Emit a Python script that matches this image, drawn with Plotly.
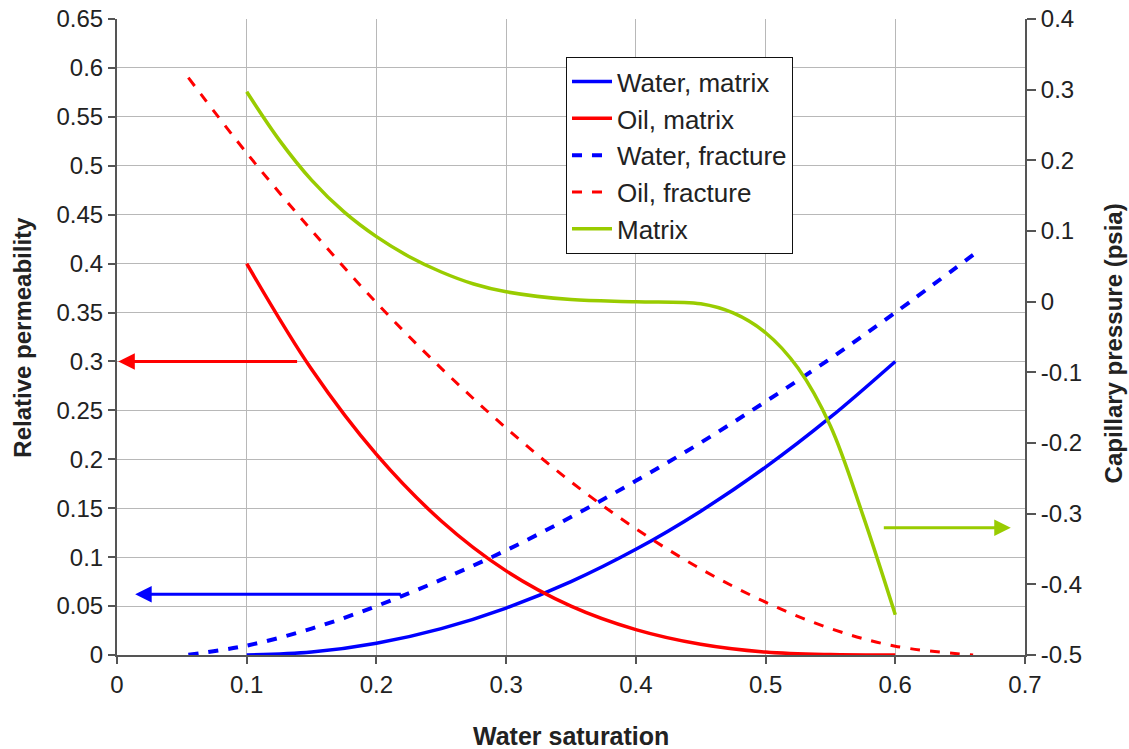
import plotly.graph_objects as go

# Matrix relative permeability curves
sw_matrix = [0.1, 0.15, 0.2, 0.25, 0.3, 0.35, 0.4, 0.45, 0.5, 0.55, 0.6]
krw_matrix = [0.0, 0.003, 0.012, 0.027, 0.048, 0.075, 0.108, 0.147, 0.192, 0.243, 0.3]
kro_matrix = [0.4, 0.292, 0.205, 0.137, 0.086, 0.05, 0.026, 0.011, 0.003, 0.0004, 0.0]

# Fracture relative permeability curves
sw_fracture = [0.055, 0.1, 0.15, 0.2, 0.25, 0.3, 0.35, 0.4, 0.45, 0.5, 0.55, 0.6, 0.66]
krw_fracture = [0.0003, 0.0096, 0.027, 0.05, 0.077, 0.107, 0.141, 0.178, 0.217, 0.259, 0.303, 0.35, 0.409]
kro_fracture = [0.59, 0.513, 0.434, 0.36, 0.293, 0.232, 0.177, 0.129, 0.088, 0.054, 0.027, 0.009, 0.0]

# Matrix capillary pressure (psia)
sw_pc = [0.1, 0.125, 0.15, 0.175, 0.2, 0.225, 0.25, 0.275, 0.3, 0.35, 0.4, 0.45, 0.475, 0.5,
         0.525, 0.55, 0.575, 0.6]
pc_matrix = [0.297, 0.229, 0.172, 0.127, 0.092, 0.064, 0.042, 0.025, 0.014, 0.003, 0.0, -0.003,
             -0.016, -0.044, -0.094, -0.176, -0.302, -0.443]

# Axis ticks
x_ticks = [0, 0.1, 0.2, 0.3, 0.4, 0.5, 0.6, 0.7]
x_labels = ["0", "0.1", "0.2", "0.3", "0.4", "0.5", "0.6", "0.7"]
kr_ticks = [0, 0.05, 0.1, 0.15, 0.2, 0.25, 0.3, 0.35, 0.4, 0.45, 0.5, 0.55, 0.6, 0.65]
kr_labels = ["0", "0.05", "0.1", "0.15", "0.2", "0.25", "0.3", "0.35", "0.4", "0.45", "0.5",
             "0.55", "0.6", "0.65"]
pc_ticks = [-0.5, -0.4, -0.3, -0.2, -0.1, 0, 0.1, 0.2, 0.3, 0.4]
pc_labels = ["-0.5", "-0.4", "-0.3", "-0.2", "-0.1", "0", "0.1", "0.2", "0.3", "0.4"]

FONT = "Arial, Liberation Sans, sans-serif"
AXIS_COLOR = "#555555"
GRID_COLOR = "#b8b8b8"
BLUE = "#0000ff"
RED = "#ff0000"
GREEN = "#99cc00"
TEXT = "#222222"

fig = go.Figure()
fig.add_trace(go.Scatter(x=sw_matrix, y=krw_matrix, mode="lines", name="Water, matrix",
                         line=dict(color=BLUE, width=3.5, shape="spline", smoothing=1)))
fig.add_trace(go.Scatter(x=sw_matrix, y=kro_matrix, mode="lines", name="Oil, matrix",
                         line=dict(color=RED, width=3.5, shape="spline", smoothing=1)))
fig.add_trace(go.Scatter(x=sw_fracture, y=krw_fracture, mode="lines", name="Water, fracture",
                         line=dict(color=BLUE, width=4, dash="10px,10px", shape="spline", smoothing=1)))
fig.add_trace(go.Scatter(x=sw_fracture, y=kro_fracture, mode="lines", name="Oil, fracture",
                         line=dict(color=RED, width=3, dash="10px,10px", shape="spline", smoothing=1)))
fig.add_trace(go.Scatter(x=sw_pc, y=pc_matrix, mode="lines", name="Matrix", yaxis="y2",
                         line=dict(color=GREEN, width=3.5, shape="spline", smoothing=1)))

# Arrows showing which axis each group of curves belongs to
arrows = [
    dict(head=(0.001, 0.3), tail=(0.14, 0.3), color=RED),
    dict(head=(0.014, 0.062), tail=(0.22, 0.062), color=BLUE),
    dict(head=(0.689, 0.13), tail=(0.59, 0.13), color=GREEN),
]
for a in arrows:
    fig.add_annotation(x=a["head"][0], y=a["head"][1], ax=a["tail"][0], ay=a["tail"][1],
                       xref="x", yref="y", axref="x", ayref="y", text="", showarrow=True,
                       arrowhead=2, arrowsize=1.1, arrowwidth=3, arrowcolor=a["color"])

# Axis titles placed as paper annotations so the plot area keeps fixed margins
title_font = dict(family=FONT, size=24, color=TEXT)
fig.add_annotation(text="<b>Water saturation</b>", xref="paper", yref="paper",
                   x=0.5, y=-0.127, xanchor="center", yanchor="middle",
                   showarrow=False, font=dict(family=FONT, size=25, color=TEXT))
fig.add_annotation(text="<b>Relative permeability</b>", xref="paper", yref="paper",
                   x=-0.105, y=0.5, xanchor="center", yanchor="middle", textangle=-90,
                   showarrow=False, font=title_font)
fig.add_annotation(text="<b>Capillary pressure (psia)</b>", xref="paper", yref="paper",
                   x=1.097, y=0.49, xanchor="center", yanchor="middle", textangle=-90,
                   showarrow=False, font=title_font)

fig.update_layout(
    width=1129, height=749,
    margin=dict(l=117, r=104, t=19, b=94, autoexpand=False),
    paper_bgcolor="white", plot_bgcolor="white",
    font=dict(family=FONT, size=25, color=TEXT),
    showlegend=True,
    legend=dict(x=0.4945, y=0.94, xanchor="left", yanchor="top",
                bgcolor="white", bordercolor="#111111", borderwidth=1,
                font=dict(family=FONT, size=26, color=TEXT),
                tracegroupgap=0, itemwidth=40),
    xaxis=dict(range=[0, 0.7], tickvals=x_ticks, ticktext=x_labels,
               showgrid=True, gridcolor=GRID_COLOR, gridwidth=1,
               showline=True, linecolor=AXIS_COLOR, linewidth=2,
               ticks="outside", ticklen=7, tickcolor=AXIS_COLOR, tickwidth=2,
               zeroline=False, tickfont=dict(size=24), automargin=False),
    yaxis=dict(range=[0, 0.65], tickvals=kr_ticks, ticktext=kr_labels,
               showgrid=True, gridcolor=GRID_COLOR, gridwidth=1,
               showline=True, linecolor=AXIS_COLOR, linewidth=2,
               ticks="outside", ticklen=7, tickcolor=AXIS_COLOR, tickwidth=2,
               zeroline=False, tickfont=dict(size=24), automargin=False),
    yaxis2=dict(range=[-0.5, 0.4], tickvals=pc_ticks, ticktext=pc_labels,
                overlaying="y", side="right", anchor="x",
                showgrid=False, showline=True, linecolor=AXIS_COLOR, linewidth=2,
                ticks="outside", ticklen=9, tickcolor=AXIS_COLOR, tickwidth=2,
                zeroline=False, tickfont=dict(size=24), automargin=False),
    # inner half of the crossing tick marks on the right axis
    yaxis3=dict(range=[-0.5, 0.4], tickvals=pc_ticks, overlaying="y", side="right", anchor="x",
                showgrid=False, showline=False, showticklabels=False,
                ticks="inside", ticklen=8, tickcolor=AXIS_COLOR, tickwidth=2, zeroline=False,
                automargin=False),
)

fig.write_html("out.html")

____________________

## WORK INSTRUCTIONS
Leave out the pictures and repeat the lines from the start of the material through the line with "0.003, 0.0004, 0.0]", inclusive.

## RESULT OF THIS EXERCISE
Emit a Python script that matches this image, drawn with Plotly.
import plotly.graph_objects as go

# Matrix relative permeability curves
sw_matrix = [0.1, 0.15, 0.2, 0.25, 0.3, 0.35, 0.4, 0.45, 0.5, 0.55, 0.6]
krw_matrix = [0.0, 0.003, 0.012, 0.027, 0.048, 0.075, 0.108, 0.147, 0.192, 0.243, 0.3]
kro_matrix = [0.4, 0.292, 0.205, 0.137, 0.086, 0.05, 0.026, 0.011, 0.003, 0.0004, 0.0]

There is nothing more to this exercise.